------ Recorded information ------

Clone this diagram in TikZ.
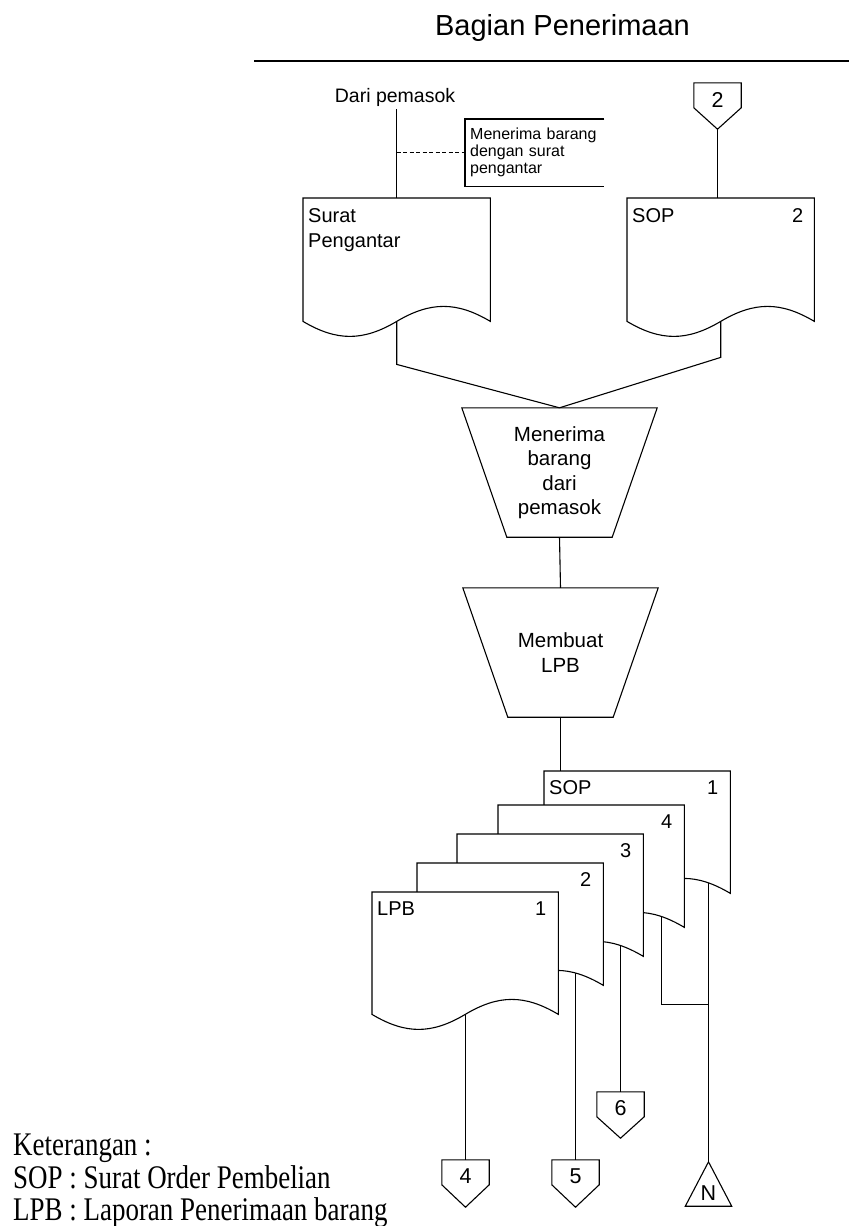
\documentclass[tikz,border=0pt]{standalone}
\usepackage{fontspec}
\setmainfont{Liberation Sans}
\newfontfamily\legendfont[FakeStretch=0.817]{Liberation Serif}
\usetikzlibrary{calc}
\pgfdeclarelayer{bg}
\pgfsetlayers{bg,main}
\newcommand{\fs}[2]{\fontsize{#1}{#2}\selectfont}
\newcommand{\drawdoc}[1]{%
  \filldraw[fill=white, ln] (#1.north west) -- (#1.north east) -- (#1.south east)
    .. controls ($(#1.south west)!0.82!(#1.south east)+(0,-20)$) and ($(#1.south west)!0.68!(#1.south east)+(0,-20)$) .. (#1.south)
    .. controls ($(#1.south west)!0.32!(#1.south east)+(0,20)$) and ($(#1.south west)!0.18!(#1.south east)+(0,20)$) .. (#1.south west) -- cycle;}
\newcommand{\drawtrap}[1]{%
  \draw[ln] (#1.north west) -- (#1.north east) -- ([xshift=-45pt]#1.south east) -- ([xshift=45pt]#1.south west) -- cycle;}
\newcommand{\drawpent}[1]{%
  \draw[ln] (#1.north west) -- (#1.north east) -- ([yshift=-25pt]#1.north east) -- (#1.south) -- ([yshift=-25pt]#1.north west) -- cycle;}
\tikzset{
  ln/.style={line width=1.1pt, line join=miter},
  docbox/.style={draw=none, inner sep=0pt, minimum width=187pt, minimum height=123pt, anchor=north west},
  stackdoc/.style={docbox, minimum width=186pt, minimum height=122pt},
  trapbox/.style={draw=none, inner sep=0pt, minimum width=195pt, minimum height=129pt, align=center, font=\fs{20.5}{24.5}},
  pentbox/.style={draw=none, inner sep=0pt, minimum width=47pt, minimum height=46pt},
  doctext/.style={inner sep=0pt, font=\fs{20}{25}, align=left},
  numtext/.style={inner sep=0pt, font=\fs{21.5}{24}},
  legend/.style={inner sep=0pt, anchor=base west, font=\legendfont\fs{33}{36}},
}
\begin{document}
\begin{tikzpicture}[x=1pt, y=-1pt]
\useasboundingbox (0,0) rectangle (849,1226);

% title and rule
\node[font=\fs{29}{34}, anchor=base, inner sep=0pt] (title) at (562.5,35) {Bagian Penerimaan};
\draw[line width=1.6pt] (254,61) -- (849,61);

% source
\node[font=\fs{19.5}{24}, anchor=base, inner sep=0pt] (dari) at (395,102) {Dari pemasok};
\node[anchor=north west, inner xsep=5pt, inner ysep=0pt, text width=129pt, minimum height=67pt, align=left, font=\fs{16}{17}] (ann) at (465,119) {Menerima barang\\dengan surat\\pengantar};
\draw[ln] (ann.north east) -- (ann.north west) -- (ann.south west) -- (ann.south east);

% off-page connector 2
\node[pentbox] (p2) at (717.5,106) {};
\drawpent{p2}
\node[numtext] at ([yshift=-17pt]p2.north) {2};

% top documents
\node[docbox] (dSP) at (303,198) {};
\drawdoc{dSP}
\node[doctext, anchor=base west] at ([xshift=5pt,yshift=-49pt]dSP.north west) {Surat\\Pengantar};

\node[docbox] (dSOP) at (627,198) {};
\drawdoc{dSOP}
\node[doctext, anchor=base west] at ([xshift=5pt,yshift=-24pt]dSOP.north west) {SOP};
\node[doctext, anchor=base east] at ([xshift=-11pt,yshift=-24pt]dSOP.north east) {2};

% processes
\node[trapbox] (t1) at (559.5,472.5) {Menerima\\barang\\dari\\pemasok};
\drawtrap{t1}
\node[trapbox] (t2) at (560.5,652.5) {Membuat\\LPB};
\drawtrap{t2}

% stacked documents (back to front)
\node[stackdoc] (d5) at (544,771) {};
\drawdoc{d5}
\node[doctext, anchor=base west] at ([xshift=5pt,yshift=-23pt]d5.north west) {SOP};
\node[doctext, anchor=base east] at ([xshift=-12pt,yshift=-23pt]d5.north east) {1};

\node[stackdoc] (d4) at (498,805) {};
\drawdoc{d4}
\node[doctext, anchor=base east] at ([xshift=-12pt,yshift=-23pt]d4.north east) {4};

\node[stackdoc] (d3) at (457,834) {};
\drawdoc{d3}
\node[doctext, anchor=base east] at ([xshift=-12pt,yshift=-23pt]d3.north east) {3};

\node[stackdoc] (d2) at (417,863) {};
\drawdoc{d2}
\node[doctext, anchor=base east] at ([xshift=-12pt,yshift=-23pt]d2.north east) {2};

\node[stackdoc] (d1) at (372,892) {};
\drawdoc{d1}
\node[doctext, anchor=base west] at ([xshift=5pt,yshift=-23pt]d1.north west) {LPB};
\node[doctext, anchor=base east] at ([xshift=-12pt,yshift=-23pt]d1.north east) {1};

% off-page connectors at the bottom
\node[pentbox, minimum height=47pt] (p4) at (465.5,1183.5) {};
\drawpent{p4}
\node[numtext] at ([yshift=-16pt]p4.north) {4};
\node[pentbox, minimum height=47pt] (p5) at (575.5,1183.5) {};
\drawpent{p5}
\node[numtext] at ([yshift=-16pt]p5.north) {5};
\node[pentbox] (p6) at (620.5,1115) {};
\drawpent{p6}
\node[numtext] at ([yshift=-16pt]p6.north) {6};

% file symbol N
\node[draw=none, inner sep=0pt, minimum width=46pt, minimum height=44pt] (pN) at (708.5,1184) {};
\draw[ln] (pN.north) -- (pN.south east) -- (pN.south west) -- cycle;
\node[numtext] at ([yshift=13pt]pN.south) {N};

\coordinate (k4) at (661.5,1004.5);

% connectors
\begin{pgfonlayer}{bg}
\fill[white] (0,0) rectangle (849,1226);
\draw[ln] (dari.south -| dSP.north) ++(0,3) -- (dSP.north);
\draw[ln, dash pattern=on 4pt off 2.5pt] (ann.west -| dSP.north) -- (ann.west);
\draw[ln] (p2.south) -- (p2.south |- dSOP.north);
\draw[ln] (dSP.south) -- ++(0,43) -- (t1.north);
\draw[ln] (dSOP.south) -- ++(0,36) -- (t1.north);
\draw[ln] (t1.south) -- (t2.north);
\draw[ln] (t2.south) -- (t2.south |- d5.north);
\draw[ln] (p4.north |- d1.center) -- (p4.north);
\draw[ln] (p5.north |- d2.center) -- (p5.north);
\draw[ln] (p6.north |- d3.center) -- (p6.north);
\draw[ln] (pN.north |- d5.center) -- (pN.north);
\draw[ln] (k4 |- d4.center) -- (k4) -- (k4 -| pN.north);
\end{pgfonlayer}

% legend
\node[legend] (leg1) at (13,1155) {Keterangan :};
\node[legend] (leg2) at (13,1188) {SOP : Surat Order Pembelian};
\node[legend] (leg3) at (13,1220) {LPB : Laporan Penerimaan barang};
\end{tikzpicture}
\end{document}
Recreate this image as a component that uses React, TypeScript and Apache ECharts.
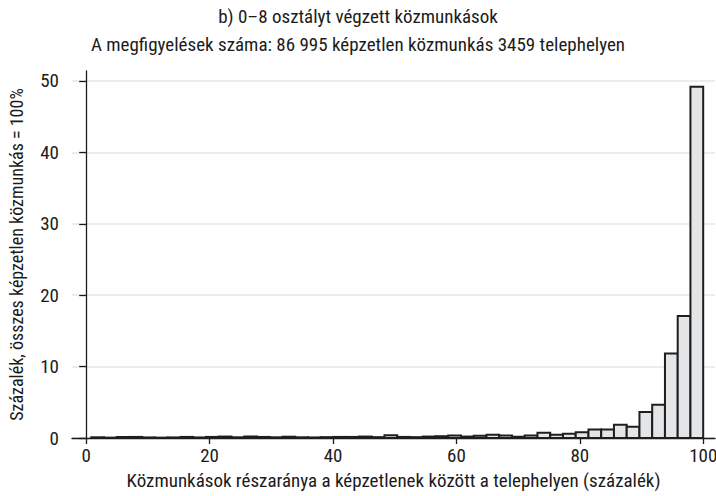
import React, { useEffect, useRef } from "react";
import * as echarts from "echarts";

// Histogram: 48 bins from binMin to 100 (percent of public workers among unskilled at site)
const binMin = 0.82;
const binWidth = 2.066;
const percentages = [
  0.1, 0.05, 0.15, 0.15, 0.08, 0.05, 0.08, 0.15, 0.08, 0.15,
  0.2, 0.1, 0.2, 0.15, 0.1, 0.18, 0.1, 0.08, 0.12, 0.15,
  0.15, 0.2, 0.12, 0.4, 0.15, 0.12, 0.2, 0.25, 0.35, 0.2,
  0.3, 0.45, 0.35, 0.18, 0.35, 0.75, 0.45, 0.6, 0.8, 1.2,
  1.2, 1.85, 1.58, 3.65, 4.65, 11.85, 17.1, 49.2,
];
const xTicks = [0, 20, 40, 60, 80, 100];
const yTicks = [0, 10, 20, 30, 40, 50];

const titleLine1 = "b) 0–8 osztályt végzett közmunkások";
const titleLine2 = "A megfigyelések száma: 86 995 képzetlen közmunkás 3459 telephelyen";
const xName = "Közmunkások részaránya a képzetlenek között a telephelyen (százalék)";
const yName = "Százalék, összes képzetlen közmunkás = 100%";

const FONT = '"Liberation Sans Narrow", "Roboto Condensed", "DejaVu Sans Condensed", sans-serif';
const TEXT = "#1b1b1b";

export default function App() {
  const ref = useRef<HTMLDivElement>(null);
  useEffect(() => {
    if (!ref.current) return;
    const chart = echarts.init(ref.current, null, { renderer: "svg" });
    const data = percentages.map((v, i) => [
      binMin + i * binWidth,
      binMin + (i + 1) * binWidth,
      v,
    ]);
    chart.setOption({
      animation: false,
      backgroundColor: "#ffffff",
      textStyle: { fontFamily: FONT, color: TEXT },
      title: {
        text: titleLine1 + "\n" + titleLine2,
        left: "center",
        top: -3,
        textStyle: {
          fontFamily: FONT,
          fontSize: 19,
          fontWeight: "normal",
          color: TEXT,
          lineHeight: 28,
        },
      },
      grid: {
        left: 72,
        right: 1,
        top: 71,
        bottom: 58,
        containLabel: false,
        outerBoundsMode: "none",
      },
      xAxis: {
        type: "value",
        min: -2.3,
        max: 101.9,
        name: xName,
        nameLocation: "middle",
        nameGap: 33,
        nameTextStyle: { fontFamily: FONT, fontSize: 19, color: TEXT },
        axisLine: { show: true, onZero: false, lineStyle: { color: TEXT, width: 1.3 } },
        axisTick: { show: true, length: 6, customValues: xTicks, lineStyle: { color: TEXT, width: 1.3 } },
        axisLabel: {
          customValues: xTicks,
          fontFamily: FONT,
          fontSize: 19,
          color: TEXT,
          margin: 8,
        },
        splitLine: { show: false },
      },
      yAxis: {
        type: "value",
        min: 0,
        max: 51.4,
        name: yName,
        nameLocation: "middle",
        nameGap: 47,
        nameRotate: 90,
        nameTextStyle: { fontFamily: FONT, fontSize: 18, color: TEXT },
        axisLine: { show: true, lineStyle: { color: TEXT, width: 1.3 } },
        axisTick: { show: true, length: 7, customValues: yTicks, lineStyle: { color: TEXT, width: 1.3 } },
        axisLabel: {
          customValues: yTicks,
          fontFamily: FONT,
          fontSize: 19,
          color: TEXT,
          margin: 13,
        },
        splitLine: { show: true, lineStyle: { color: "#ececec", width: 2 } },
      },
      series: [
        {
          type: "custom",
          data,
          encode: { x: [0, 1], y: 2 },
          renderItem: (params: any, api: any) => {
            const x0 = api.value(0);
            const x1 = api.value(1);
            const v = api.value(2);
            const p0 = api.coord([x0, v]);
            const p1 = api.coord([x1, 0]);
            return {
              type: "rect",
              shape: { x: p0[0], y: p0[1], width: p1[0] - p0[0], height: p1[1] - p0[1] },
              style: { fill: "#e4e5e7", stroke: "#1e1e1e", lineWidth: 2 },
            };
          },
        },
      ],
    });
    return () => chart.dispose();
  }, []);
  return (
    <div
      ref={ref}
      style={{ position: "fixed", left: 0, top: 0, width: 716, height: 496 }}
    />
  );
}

------

From the records above, copy only the lines running from the line holding "Recreate this image" through the line holding "import * as", with no pictures.

Finished exercise =
Recreate this image as a component that uses React, TypeScript and Apache ECharts.
import React, { useEffect, useRef } from "react";
import * as echarts from "echarts";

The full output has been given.